Written exercise -
Write out, word for word, every line from the first one through the line that holds "s.set_visible(True)", and nothing else; skip the pictures.
# start of Data excerpt
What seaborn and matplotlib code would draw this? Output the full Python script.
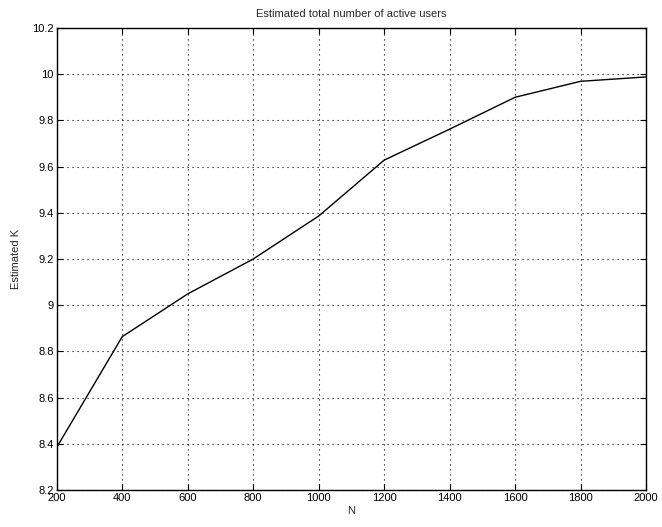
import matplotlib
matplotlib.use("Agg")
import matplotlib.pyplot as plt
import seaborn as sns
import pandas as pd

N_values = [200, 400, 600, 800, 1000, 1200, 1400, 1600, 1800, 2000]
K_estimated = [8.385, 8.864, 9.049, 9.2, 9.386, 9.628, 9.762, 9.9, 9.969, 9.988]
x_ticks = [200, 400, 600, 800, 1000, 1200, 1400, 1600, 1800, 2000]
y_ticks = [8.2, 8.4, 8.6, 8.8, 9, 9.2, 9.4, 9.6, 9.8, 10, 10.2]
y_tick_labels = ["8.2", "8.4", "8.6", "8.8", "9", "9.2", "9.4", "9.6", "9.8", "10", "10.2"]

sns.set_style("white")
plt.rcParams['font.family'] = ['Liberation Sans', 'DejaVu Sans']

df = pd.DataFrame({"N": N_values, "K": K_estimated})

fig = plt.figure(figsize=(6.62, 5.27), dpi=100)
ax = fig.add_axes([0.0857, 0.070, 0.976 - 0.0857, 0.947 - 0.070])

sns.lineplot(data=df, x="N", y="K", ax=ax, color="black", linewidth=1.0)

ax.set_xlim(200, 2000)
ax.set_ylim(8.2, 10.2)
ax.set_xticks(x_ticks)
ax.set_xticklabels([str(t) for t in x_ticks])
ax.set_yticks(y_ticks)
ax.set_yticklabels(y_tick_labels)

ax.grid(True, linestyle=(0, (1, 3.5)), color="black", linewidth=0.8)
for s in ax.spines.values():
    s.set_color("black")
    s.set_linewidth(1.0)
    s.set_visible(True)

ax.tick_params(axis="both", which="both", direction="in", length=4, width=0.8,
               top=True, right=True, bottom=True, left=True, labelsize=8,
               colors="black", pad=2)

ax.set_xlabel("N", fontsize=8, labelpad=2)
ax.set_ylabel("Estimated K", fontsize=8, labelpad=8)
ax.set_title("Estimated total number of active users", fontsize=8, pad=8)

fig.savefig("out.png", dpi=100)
# end of Data excerpt
Solution to the problem -
What seaborn and matplotlib code would draw this? Output the full Python script.
import matplotlib
matplotlib.use("Agg")
import matplotlib.pyplot as plt
import seaborn as sns
import pandas as pd

N_values = [200, 400, 600, 800, 1000, 1200, 1400, 1600, 1800, 2000]
K_estimated = [8.385, 8.864, 9.049, 9.2, 9.386, 9.628, 9.762, 9.9, 9.969, 9.988]
x_ticks = [200, 400, 600, 800, 1000, 1200, 1400, 1600, 1800, 2000]
y_ticks = [8.2, 8.4, 8.6, 8.8, 9, 9.2, 9.4, 9.6, 9.8, 10, 10.2]
y_tick_labels = ["8.2", "8.4", "8.6", "8.8", "9", "9.2", "9.4", "9.6", "9.8", "10", "10.2"]

sns.set_style("white")
plt.rcParams['font.family'] = ['Liberation Sans', 'DejaVu Sans']

df = pd.DataFrame({"N": N_values, "K": K_estimated})

fig = plt.figure(figsize=(6.62, 5.27), dpi=100)
ax = fig.add_axes([0.0857, 0.070, 0.976 - 0.0857, 0.947 - 0.070])

sns.lineplot(data=df, x="N", y="K", ax=ax, color="black", linewidth=1.0)

ax.set_xlim(200, 2000)
ax.set_ylim(8.2, 10.2)
ax.set_xticks(x_ticks)
ax.set_xticklabels([str(t) for t in x_ticks])
ax.set_yticks(y_ticks)
ax.set_yticklabels(y_tick_labels)

ax.grid(True, linestyle=(0, (1, 3.5)), color="black", linewidth=0.8)
for s in ax.spines.values():
    s.set_color("black")
    s.set_linewidth(1.0)
    s.set_visible(True)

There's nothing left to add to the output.